**Provided material:**
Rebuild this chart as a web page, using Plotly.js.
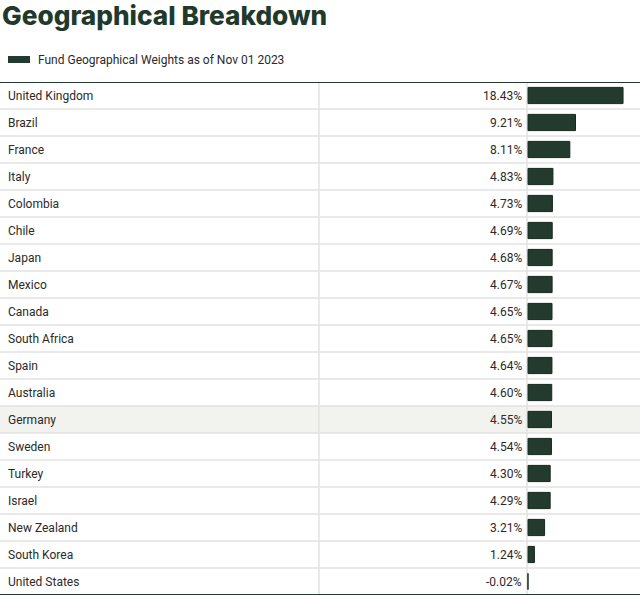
<!DOCTYPE html>
<html>
<head>
<meta charset="utf-8">
<script src="https://cdn.plot.ly/plotly-3.0.1.min.js"></script>
<style>html,body{margin:0;padding:0;background:#fff;}#chart{width:640px;height:599px;}</style>
</head>
<body>
<div id="chart"></div>
<script>
const countries = ["United Kingdom","Brazil","France","Italy","Colombia","Chile","Japan","Mexico","Canada","South Africa","Spain","Australia","Germany","Sweden","Turkey","Israel","New Zealand","South Korea","United States"];
const weights = [18.43,9.21,8.11,4.83,4.73,4.69,4.68,4.67,4.65,4.65,4.64,4.60,4.55,4.54,4.30,4.29,3.21,1.24,-0.02];
const valueLabels = ["18.43%","9.21%","8.11%","4.83%","4.73%","4.69%","4.68%","4.67%","4.65%","4.65%","4.64%","4.60%","4.55%","4.54%","4.30%","4.29%","3.21%","1.24%","-0.02%"];
const seriesName = "Fund Geographical Weights as of Nov 01 2023";
const highlighted = "Germany";

const W = 640, H = 599;
const dark = "#233a2f";
const font = "Roboto, Inter, sans-serif";
const n = countries.length;
const idx = countries.map((c,i)=>i);

const shapes = [];
const hi = countries.indexOf(highlighted);
shapes.push({type:"rect", xref:"paper", yref:"y", x0:0, x1:1, y0:hi-0.5, y1:hi+0.5, fillcolor:"#f2f2ee", line:{width:0}, layer:"below"});
for (let i=0;i<n-1;i++){
  shapes.push({type:"line", xref:"paper", yref:"y", x0:0, x1:1, y0:i+0.5, y1:i+0.5, line:{color:"#e2e2e2", width:1.5}, layer:"below"});
}
[319/W, 527/W].forEach(x=>{
  shapes.push({type:"line", xref:"paper", yref:"y", x0:x, x1:x, y0:-0.5, y1:n-0.5, line:{color:"#e2e2e2", width:1.5}, layer:"below"});
});
shapes.push({type:"line", xref:"paper", yref:"y", x0:0, x1:1, y0:-0.5, y1:-0.5, line:{color:dark, width:2}});
shapes.push({type:"line", xref:"paper", yref:"y", x0:0, x1:1, y0:n-0.5, y1:n-0.5, line:{color:dark, width:2}});
shapes.push({type:"rect", xref:"paper", yref:"paper", x0:8/W, x1:30/W, y0:1+(82-56)/513, y1:1+(82-63)/513, fillcolor:dark, line:{width:0}});

const txt = {family:font, size:12, color:"#2a2a2a"};
const annotations = [];
countries.forEach((c,i)=>{
  annotations.push({xref:"paper", yref:"y", x:6/W, y:i, text:c, showarrow:false, xanchor:"left", yanchor:"middle", font:txt});
  annotations.push({xref:"paper", yref:"y", x:524/W, y:i, text:valueLabels[i], showarrow:false, xanchor:"right", yanchor:"middle", font:txt});
});
annotations.push({xref:"paper", yref:"paper", x:36/W, y:1+(82-60)/513, text:seriesName, showarrow:false, xanchor:"left", yanchor:"middle", font:txt});

const data = [{
  type:"bar", orientation:"h", x:weights, y:idx, name:seriesName,
  marker:{color:dark, line:{color:"#17291f", width:1}},
  width:0.6, hoverinfo:"skip", showlegend:false
}];

const layout = {
  width:W, height:H,
  margin:{l:0, r:0, t:82, b:4, pad:0},
  paper_bgcolor:"#fff", plot_bgcolor:"rgba(0,0,0,0)",
  title:{text:"Geographical Breakdown", x:2/W, xanchor:"left", xref:"paper", yref:"container", y:1-16/H, yanchor:"middle", font:{family:"Inter, sans-serif", size:26.2, weight:800, color:"#1f3a2d"}},
  xaxis:{domain:[527/W,1], range:[-0.2,21.72], visible:false, fixedrange:true},
  yaxis:{range:[n-0.5,-0.5], visible:false, fixedrange:true},
  shapes:shapes, annotations:annotations, showlegend:false
};
Plotly.newPlot("chart", data, layout, {displayModeBar:false, staticPlot:true});
</script>
</body>
</html>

**Prompt:** Transcribe all the lines above exactly, apart from the pictures.

**Complete response:**
Rebuild this chart as a web page, using Plotly.js.
<!DOCTYPE html>
<html>
<head>
<meta charset="utf-8">
<script src="https://cdn.plot.ly/plotly-3.0.1.min.js"></script>
<style>html,body{margin:0;padding:0;background:#fff;}#chart{width:640px;height:599px;}</style>
</head>
<body>
<div id="chart"></div>
<script>
const countries = ["United Kingdom","Brazil","France","Italy","Colombia","Chile","Japan","Mexico","Canada","South Africa","Spain","Australia","Germany","Sweden","Turkey","Israel","New Zealand","South Korea","United States"];
const weights = [18.43,9.21,8.11,4.83,4.73,4.69,4.68,4.67,4.65,4.65,4.64,4.60,4.55,4.54,4.30,4.29,3.21,1.24,-0.02];
const valueLabels = ["18.43%","9.21%","8.11%","4.83%","4.73%","4.69%","4.68%","4.67%","4.65%","4.65%","4.64%","4.60%","4.55%","4.54%","4.30%","4.29%","3.21%","1.24%","-0.02%"];
const seriesName = "Fund Geographical Weights as of Nov 01 2023";
const highlighted = "Germany";

const W = 640, H = 599;
const dark = "#233a2f";
const font = "Roboto, Inter, sans-serif";
const n = countries.length;
const idx = countries.map((c,i)=>i);

const shapes = [];
const hi = countries.indexOf(highlighted);
shapes.push({type:"rect", xref:"paper", yref:"y", x0:0, x1:1, y0:hi-0.5, y1:hi+0.5, fillcolor:"#f2f2ee", line:{width:0}, layer:"below"});
for (let i=0;i<n-1;i++){
  shapes.push({type:"line", xref:"paper", yref:"y", x0:0, x1:1, y0:i+0.5, y1:i+0.5, line:{color:"#e2e2e2", width:1.5}, layer:"below"});
}
[319/W, 527/W].forEach(x=>{
  shapes.push({type:"line", xref:"paper", yref:"y", x0:x, x1:x, y0:-0.5, y1:n-0.5, line:{color:"#e2e2e2", width:1.5}, layer:"below"});
});
shapes.push({type:"line", xref:"paper", yref:"y", x0:0, x1:1, y0:-0.5, y1:-0.5, line:{color:dark, width:2}});
shapes.push({type:"line", xref:"paper", yref:"y", x0:0, x1:1, y0:n-0.5, y1:n-0.5, line:{color:dark, width:2}});
shapes.push({type:"rect", xref:"paper", yref:"paper", x0:8/W, x1:30/W, y0:1+(82-56)/513, y1:1+(82-63)/513, fillcolor:dark, line:{width:0}});

const txt = {family:font, size:12, color:"#2a2a2a"};
const annotations = [];
countries.forEach((c,i)=>{
  annotations.push({xref:"paper", yref:"y", x:6/W, y:i, text:c, showarrow:false, xanchor:"left", yanchor:"middle", font:txt});
  annotations.push({xref:"paper", yref:"y", x:524/W, y:i, text:valueLabels[i], showarrow:false, xanchor:"right", yanchor:"middle", font:txt});
});
annotations.push({xref:"paper", yref:"paper", x:36/W, y:1+(82-60)/513, text:seriesName, showarrow:false, xanchor:"left", yanchor:"middle", font:txt});

const data = [{
  type:"bar", orientation:"h", x:weights, y:idx, name:seriesName,
  marker:{color:dark, line:{color:"#17291f", width:1}},
  width:0.6, hoverinfo:"skip", showlegend:false
}];

const layout = {
  width:W, height:H,
  margin:{l:0, r:0, t:82, b:4, pad:0},
  paper_bgcolor:"#fff", plot_bgcolor:"rgba(0,0,0,0)",
  title:{text:"Geographical Breakdown", x:2/W, xanchor:"left", xref:"paper", yref:"container", y:1-16/H, yanchor:"middle", font:{family:"Inter, sans-serif", size:26.2, weight:800, color:"#1f3a2d"}},
  xaxis:{domain:[527/W,1], range:[-0.2,21.72], visible:false, fixedrange:true},
  yaxis:{range:[n-0.5,-0.5], visible:false, fixedrange:true},
  shapes:shapes, annotations:annotations, showlegend:false
};
Plotly.newPlot("chart", data, layout, {displayModeBar:false, staticPlot:true});
</script>
</body>
</html>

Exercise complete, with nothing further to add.